A license solves this problem by granting rights to others (the licensees) that they would otherwise not have. What rights are being granted under which conditions differs, often only slightly, from one license to another. In practice, a few licenses are by far the most popular, and choosealicense.com will help you find a common license that suits your needs. Important considerations include:
- Whether you want to address patent rights.
- Whether you require people distributing derivative works to also distribute their source code.
- Whether the content you are licensing is source code.
- Whether you want to license the code at all.
Choosing a license that is in common use makes life easier for contributors and users, because they are more likely to already be familiar with the license and don’t have to wade through a bunch of jargon to decide if they’re ok with it. The Open Source Initiative and Free Software Foundation both maintain lists of licenses which are good choices.
At the end of the day what matters is that there is a clear statement as to what the license is. Also, the license is best chosen from the get-go, even if for a repository that is not public. Pushing off the decision only makes it more complicated later, because each time a new collaborator starts contributing, they, too, hold copyright and will thus need to be asked for approval once a license is chosen.
Citation
You may want to include a file called CITATION
or CITATION.txt
that describes how to reference your project;
the one for Software
Carpentry
states:
To reference Software Carpentry in publications, please cite both of the following:
Greg Wilson: "Software Carpentry: Getting Scientists to Write Better
Code by Making Them More Productive". Computing in Science &
Engineering, Nov-Dec 2006.
Greg Wilson: "Software Carpentry: Lessons Learned". arXiv:1307.5448,
July 2013.
@article{wilson-software-carpentry-2006,
author = {Greg Wilson},
title = {Software Carpentry: Getting Scientists to Write Better Code by Making Them More Productive},
journal = {Computing in Science \& Engineering},
month = {November--December},
year = {2006},
}
@online{wilson-software-carpentry-2013,
author = {Greg Wilson},
title = {Software Carpentry: Lessons Learned},
version = {1},
date = {2013-07-20},
eprinttype = {arxiv},
eprint = {1307.5448}
}
More detailed advice, and other ways to make your code citable can be found at the Software Sustainability Institute blog and in:
Smith AM, Katz DS, Niemeyer KE, FORCE11 Software Citation Working Group. (2016) Software citation principles. PeerJ Computer Science 2:e86 https://doi.org/10.7717/peerj-cs.86
There is also an @software{…
BibTeX entry type in case
no “umbrella” citation like a paper or book exists for the project you want to
make citable.
Hosting
You can use a public hosting service like GitHub, GitLab,or BitBucket. Each of these services provides a web interface that enables people to create, view, and edit their code repositories. These services also provide communication and project management tools including issue tracking, wiki pages, email notifications, and code reviews. These services benefit from economies of scale and network effects: it’s easier to run one large service well than to run many smaller services to the same standard. It’s also easier for people to collaborate. Using a popular service can help connect your project with communities already using the same service.

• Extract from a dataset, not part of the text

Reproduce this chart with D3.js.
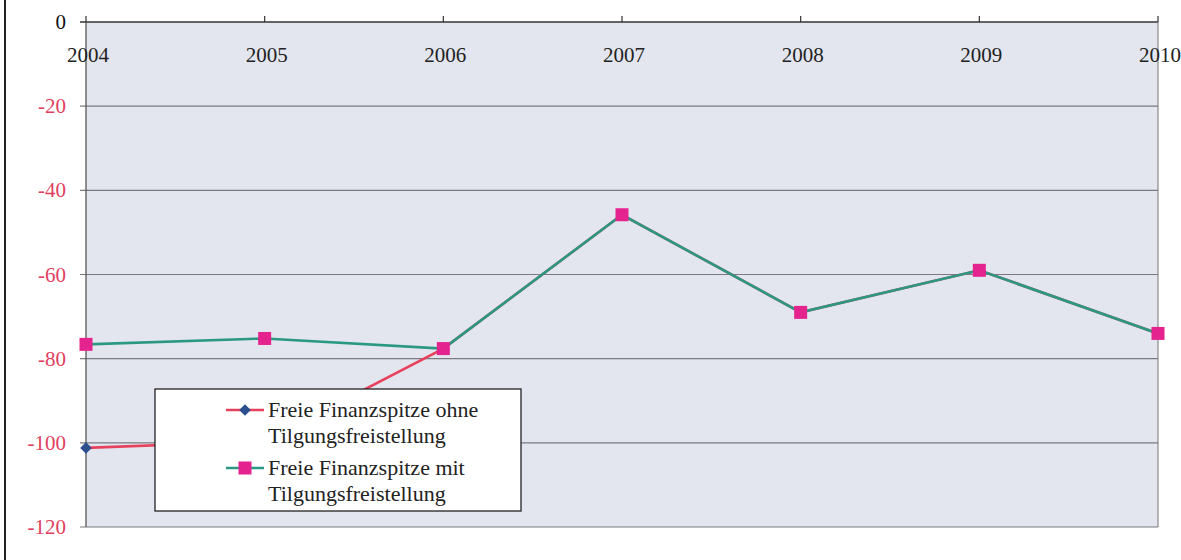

Swiss academics can also used c4science which is managed by non-profit organization paid by the Swiss confederation.
You may also want to check if the lab, the department, or the university provide a hosting server, manage accounts and backups, and so on. The main benefit of this is that it clarifies who owns what, which is particularly important if any of the material is sensitive (i.e., relates to experiments involving human subjects or may be used in a patent application).
Key Points
Make your work easy to cite
Open scientific work is more useful and more highly cited than closed.
People who incorporate General Public License (GPL’d) software into their own software must make their software also open under the GPL license; most other open licenses do not require this.
The Creative Commons family of licenses allow people to mix and match requirements and restrictions on attribution, creation of derivative works, further sharing, and commercialization.
People who are not lawyers should not try to write licenses from scratch.
Projects can be hosted on university servers, on personal domains, or on public forges.
Rules regarding intellectual property and storage of sensitive information apply no matter where code and data are hosted.